In the past few years, humans have accomplished major technological feats in the world of unmanned aviation. But in the end, winged species still have the edge. “The way creatures perform in the air is way out of reach of our current technology,” says David Lentink, a Stanford University professor who runs a bio-inspired flight lab. And for that reason, nature is having its moment with drone engineers.
In a special issue of the journal Bioinspiration and Biomimetics, Lentink brought together work of various research teams that looked at the aerodynamics of birds, bats, insects and even snakes to solve the common issues drones face when flying through complex aerial landscapes. “What we are seeking are solutions to improve flight control and to enable drones to fly safely in urban areas without falling from the sky,” says Lentink, who guest-edited the issue.

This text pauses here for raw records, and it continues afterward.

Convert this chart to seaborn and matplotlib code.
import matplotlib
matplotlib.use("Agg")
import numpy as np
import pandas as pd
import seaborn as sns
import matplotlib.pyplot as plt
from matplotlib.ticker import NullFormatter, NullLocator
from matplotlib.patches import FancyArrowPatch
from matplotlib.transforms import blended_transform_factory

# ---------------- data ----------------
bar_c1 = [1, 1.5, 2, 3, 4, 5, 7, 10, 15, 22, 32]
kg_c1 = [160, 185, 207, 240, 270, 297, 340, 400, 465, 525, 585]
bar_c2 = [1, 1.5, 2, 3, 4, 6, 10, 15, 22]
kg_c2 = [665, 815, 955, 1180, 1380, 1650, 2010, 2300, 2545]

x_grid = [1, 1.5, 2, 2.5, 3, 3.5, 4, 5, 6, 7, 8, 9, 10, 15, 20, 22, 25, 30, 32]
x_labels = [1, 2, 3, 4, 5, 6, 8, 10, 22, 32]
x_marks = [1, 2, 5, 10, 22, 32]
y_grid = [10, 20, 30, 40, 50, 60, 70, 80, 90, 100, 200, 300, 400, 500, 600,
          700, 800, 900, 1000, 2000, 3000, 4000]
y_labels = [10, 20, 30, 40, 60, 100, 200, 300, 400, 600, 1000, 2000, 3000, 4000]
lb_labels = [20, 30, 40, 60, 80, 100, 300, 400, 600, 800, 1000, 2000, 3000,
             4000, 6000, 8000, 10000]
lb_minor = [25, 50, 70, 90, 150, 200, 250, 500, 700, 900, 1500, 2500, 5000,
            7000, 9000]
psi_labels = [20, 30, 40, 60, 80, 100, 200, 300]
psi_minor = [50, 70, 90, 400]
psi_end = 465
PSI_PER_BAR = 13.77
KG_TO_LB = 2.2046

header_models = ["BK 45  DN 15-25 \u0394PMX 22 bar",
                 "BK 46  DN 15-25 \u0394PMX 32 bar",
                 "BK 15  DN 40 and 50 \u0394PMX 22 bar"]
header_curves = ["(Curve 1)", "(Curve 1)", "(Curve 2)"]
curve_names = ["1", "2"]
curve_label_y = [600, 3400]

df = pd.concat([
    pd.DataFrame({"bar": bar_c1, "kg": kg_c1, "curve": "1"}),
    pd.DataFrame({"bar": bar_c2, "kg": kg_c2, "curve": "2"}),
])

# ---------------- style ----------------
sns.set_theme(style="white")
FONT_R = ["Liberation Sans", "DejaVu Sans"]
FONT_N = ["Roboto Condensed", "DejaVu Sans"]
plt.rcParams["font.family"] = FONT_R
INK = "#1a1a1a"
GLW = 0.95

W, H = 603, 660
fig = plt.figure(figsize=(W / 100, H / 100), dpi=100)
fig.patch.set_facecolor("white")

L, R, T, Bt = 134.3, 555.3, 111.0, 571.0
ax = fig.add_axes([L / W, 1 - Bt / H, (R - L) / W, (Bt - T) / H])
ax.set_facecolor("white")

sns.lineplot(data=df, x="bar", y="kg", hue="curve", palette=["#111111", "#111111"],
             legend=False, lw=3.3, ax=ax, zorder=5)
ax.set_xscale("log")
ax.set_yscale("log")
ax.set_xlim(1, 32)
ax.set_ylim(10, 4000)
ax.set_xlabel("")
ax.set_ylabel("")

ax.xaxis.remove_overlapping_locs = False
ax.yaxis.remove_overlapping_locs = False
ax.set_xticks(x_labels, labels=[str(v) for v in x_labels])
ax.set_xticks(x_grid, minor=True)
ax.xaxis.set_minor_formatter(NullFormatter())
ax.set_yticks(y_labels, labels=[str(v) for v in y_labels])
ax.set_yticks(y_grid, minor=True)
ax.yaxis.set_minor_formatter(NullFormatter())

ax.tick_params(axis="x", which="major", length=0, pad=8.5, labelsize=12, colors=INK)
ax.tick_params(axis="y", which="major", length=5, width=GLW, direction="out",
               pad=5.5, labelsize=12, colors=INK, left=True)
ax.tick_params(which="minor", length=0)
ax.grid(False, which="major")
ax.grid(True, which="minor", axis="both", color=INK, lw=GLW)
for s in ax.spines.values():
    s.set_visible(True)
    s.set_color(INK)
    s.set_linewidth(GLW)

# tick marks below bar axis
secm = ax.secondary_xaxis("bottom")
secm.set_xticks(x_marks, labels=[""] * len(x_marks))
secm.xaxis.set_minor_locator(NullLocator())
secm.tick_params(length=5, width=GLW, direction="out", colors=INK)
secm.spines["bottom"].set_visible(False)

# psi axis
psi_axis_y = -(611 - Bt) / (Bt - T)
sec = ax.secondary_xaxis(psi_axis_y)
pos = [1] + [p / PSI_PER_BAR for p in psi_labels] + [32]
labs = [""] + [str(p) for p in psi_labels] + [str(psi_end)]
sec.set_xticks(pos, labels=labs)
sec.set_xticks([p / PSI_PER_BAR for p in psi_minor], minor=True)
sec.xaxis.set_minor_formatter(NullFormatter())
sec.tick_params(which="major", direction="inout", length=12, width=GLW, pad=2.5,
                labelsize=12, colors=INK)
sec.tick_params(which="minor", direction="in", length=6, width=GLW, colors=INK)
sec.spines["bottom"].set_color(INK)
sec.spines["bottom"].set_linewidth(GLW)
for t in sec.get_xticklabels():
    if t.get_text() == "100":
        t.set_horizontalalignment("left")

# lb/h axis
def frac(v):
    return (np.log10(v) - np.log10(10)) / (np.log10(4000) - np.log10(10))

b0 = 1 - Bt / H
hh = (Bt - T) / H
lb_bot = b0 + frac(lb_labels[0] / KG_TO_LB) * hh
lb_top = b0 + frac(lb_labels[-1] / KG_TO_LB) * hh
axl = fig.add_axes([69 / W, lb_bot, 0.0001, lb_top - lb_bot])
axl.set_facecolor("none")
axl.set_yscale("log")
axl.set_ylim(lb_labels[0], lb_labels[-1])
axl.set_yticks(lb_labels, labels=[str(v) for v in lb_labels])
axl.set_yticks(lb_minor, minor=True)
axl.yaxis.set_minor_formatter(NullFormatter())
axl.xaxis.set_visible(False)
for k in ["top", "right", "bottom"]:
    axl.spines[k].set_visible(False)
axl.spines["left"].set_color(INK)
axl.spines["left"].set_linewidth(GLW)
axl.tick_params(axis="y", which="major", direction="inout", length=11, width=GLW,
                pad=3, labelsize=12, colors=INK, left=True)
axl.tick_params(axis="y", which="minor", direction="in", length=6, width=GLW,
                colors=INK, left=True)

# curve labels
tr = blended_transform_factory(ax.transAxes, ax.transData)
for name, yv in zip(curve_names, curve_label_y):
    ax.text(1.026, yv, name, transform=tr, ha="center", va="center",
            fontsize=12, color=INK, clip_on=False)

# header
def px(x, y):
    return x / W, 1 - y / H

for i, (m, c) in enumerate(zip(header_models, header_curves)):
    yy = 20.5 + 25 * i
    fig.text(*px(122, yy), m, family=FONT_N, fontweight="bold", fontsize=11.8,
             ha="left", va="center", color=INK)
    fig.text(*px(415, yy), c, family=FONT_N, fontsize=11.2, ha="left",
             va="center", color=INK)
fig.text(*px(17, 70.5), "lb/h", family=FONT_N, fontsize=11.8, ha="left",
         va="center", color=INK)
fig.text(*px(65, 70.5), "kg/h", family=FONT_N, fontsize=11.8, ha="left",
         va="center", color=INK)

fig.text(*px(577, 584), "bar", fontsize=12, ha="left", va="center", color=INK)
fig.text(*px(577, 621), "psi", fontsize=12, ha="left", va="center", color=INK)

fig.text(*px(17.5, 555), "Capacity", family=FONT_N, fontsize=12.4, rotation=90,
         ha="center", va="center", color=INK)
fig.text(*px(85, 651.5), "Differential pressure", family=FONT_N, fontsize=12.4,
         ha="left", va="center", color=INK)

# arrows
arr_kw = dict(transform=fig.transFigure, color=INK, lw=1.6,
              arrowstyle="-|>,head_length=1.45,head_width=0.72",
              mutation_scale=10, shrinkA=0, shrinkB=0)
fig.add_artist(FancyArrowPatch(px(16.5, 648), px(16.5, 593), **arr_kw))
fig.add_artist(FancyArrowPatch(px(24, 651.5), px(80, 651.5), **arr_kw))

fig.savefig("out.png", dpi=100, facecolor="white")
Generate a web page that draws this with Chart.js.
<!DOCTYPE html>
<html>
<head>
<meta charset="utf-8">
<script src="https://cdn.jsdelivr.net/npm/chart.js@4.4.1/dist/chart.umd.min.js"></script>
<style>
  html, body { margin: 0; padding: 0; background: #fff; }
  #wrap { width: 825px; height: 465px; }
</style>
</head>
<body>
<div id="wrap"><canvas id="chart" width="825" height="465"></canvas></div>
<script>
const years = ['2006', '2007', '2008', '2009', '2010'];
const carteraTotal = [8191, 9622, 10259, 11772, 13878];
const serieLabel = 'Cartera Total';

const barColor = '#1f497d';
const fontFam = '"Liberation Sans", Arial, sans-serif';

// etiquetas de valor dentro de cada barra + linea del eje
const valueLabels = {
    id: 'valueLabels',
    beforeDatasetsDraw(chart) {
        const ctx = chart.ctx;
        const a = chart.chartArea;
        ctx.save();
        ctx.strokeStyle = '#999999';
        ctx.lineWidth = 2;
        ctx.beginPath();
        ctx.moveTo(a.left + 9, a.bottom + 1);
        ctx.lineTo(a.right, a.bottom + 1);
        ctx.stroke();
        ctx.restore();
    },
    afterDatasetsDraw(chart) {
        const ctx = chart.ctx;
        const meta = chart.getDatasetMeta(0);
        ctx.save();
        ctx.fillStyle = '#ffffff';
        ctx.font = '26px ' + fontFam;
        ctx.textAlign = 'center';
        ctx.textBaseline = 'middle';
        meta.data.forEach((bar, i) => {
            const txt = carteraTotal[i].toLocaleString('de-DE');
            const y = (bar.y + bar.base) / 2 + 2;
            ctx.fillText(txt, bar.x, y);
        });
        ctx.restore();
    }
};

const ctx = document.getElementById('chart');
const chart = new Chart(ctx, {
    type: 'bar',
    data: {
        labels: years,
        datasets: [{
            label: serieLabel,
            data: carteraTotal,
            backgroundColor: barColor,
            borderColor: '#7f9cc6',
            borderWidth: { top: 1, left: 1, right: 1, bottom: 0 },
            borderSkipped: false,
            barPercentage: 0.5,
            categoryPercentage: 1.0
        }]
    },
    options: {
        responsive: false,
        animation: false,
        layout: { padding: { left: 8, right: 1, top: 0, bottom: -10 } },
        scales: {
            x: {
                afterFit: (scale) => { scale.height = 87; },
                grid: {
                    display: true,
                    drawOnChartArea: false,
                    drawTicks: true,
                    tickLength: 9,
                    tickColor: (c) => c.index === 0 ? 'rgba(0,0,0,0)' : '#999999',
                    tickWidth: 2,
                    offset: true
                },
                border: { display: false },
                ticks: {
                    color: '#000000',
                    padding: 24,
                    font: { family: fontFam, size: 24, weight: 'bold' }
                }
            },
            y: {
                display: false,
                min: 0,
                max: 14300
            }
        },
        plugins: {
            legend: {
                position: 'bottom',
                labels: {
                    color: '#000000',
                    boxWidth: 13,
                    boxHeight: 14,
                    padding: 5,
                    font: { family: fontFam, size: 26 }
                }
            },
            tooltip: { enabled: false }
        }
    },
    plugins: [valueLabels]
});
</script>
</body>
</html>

Applications for drone use in the civilian context has exploded in recent years, and with this comes a need for increasing utility beyond flying from point A to point B. One popular example is the Amazon delivery drone, which will need the capability to pick up and drop off packages quickly and efficiently without wasting time by landing and taking off again. Searching for a solution, a team at the University of Pennsylvania studied eagles and other birds of prey which can grasp a fish from the water without significantly slowing their speeds. And after synthesizing their findings, they ultimately came up with a claw-like appendage that can be attached to a quadcopter.
Weather can also pose a problem for drones, particularly in the context of a delivery service when companies can’t afford to cancel orders on a gusty winter day. Fortunately, insects and birds are experts at navigating inclement weather, a skill aerial researchers are currently investigating. A team of scientists at the University of North Carolina at Chapel Hill have looked at how hawk moths accommodate whirlwinds and are hoping to apply that knowledge to drone design in the future.
Another important application for future UAV use is with search and rescue operations in the aftermath of natural disasters like Fukushima or the recent wave or tornados that tore through the southern United States. For this use, a team in Hungary has developed an algorithm that will allow multiple drones to fly in tandem—after studying a flock of pigeons. The drones will also be outfitted with cameras, “which will allow for much more situational awareness and a more robust response in case one goes down,” says Lentink. This way, municipalities can know exactly where to deploy responders instead of losing time by searching on the ground.
Other interesting bio-inspired aerial research looked at flying snakes and squirrels, which enabled the development of “jumpglider” drones that can fly with minimal energy use. And engineers at Brown recently created a robotic bat wing that is capable of resisting impacts based on the findings of a collaborating team of biologists who examined the bats’ in-flight flexibility.
Lentink thinks we have a right to be proud of the many advances in drone technology so far, though he’s not shy about admitting animals are still better at flying. “Fruit flies will always make a perfect landing on your wine glass…and there are birds that never land for the first year of their lives,” he says. ”We have a lot to learn from these animals, and that’s why bio-inspiration is so important.”